Ahora bien, el manuscrito, del que describí apenas unas líneas, data de fines del siglo XVI y muestra un cepo que pese al transcurso de los siglos reaparece una y otra vez para seguir aprisionando a los invisibles de siempre. Por ejemplo, en la araucanía, hacia 1860, el fotógrafo Enrique Herrmann lo capta en toda su cruel dimensión. La imagen se encuentra en el repositorio del Museo Mapuche Juan Antonio Ríos (Chile) que reproduce el texto Mapuche. Fotografías siglos XIX y XX (2001: 179). Este alemán, que tenía su estudio en Santiago y firmaba sus trabajos como B. Herrmann, muestra a un indígena encepado. Se encuentra al costado de una especie de cobertizo, está descalzo, trasquilado y viste un poncho tejido. Lo interesante es que en un último gesto de resistencia logra quitar su rostro al lente de la cámara que únicamente alcanza a captarlo de perfil. Al parecer es un detalle mínimo. Pero es el único movimiento que tiene a su alcance. Y voltea la cara y huye con su rostro para no ser capturado por esa máquina que va a reproducir el castigo y su entereza a través del tiempo.

Para aquel entonces, José Hernández habla de los castigos que le imponen al soldado que en más de una ocasión se trata de un “indio amigo”, ya que los prisioneros eran enrolados a la fuerza en el Ejército.
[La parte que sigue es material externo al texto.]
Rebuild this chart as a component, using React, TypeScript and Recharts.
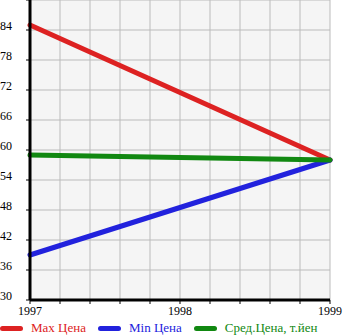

Por ejemplo, Rosas en su campaña utiliza un tercio de indios amigos, y cuando Roca avanza al sur, un sexto de sus tropas tiene esa procedencia. El Martín Fierro cuenta que “aunque no hicieran nada les daban cepiada”, es decir, le imponían el castigo del cepo. En el Museo Udaondo de Luján, existe una habitación que exhibe los maderos de un cepo original en el que aparecen los orificios para tobillos y manos, incluso uno central para el cuello, como observamos en la imagen de la página siguiente.

Casi un siglo después, a comienzos de la década del 40 volvemos a encontrar el mismo castigo y a los mismos prisioneros tal como lo había dibujado Guamán Poma para Felipe III. La fotografía tomada en el noroeste argentino (NOA) pone en evidencia cómo los dueños de inmensos ingenios azucareros imponen el orden a su antojo con sus propias leyes y policías. A principios del siglo XX, el Ingenio La Esperanza de los hermanos Roger y Walter Leach era el establecimiento más importante de la región con 190.000 hectáreas, seguido por Ledesma con 72.279 y La Mendieta con 19.043 (Constant, 2014: 16).


Es necesario detenerse en esta imagen. Además de los comuneros “revoltosos” encepados, vemos al capataz o capanga que luce satisfecho con un cigarrillo en la boca. Exhibe un largo facón a la cintura y un rebenque que junto al winchester era el trío que imponía el statu quo del ingenio y el obraje. A su lado, de traje claro, a tono con su cutis, el amo y señor tiene las manos en los bolsillos y da la impresión de encontrarse un tanto incómodo con un espectáculo que, sin embargo, es la base de su riqueza. No se aprecia el rostro de los prisioneros que expían su condena a la intemperie, a la vista de todos los peones inculcando la pedagogía de la impunidad, en definitiva el terrorismo simbólico que destaco en Cazadores de Poder. Al pie de la foto, alguien escribió con ironía: “Después de las últimas elecciones. En una comisaría de campaña. Bel paese l’América”. Como es sabido, “comisaría de campaña” no es más que un eufemismo que encubre el aparato represivo de cada establecimiento que la imagen ilustra en forma contundente. Los indios que eran llevados a los ingenios u obrajes por las buenas o por las malas carecían de toda clase de derechos y en general, finalizada la cosecha, salían tan pobres como habían entrado. La causa es simple como lo explicita el siniestro Lehmann-Nitsche: “El indígena proporciona la mano de obra barata y fácil de manejar de que se sirve uno cuando la necesita, y que en la época cuando no se trabaja, no ocasiona gastos ni de casa ni de comida” (1907: 54).


En definitiva, vemos al mismo cepo atravesar el tiempo emergiendo una y otra vez. Un desencantado León Felipe advirtió en su propio contexto el espanto de esa espiral laberíntica en unos versos certeros: “¿Quién lee diez siglos en la Historia y no la cierra / al ver las mismas cosas siempre con distinta fecha?”. Se trata de lo mismo. No son hechos aislados, forman parte de un continuum. Rodolfo Walsh comprendió como pocos que los avances sociales no son relatos separados como nos adoctrinan quienes “han procurado siempre que los trabajadores no tengan historia, no tengan doctrina, no tengan héroes y mártires. Cada lucha debe empezar de nuevo, separada de las luchas anteriores: la experiencia colectiva se pierde, las lecciones se olvidan. La historia parece así como propiedad privada cuyos dueños son los dueños de todas las otras cosas”. La historia no es esquizoide, no es una sucesión de compartimentos estancos. La reiteración cíclica de una problemática que viene de lejos, donde los mismos de siempre se mantienen erguidos en pedestales sin prontuarios en tanto los invisibles no logran abandonar los cadalsos ni las posiciones subalternas, es el tema de este libro.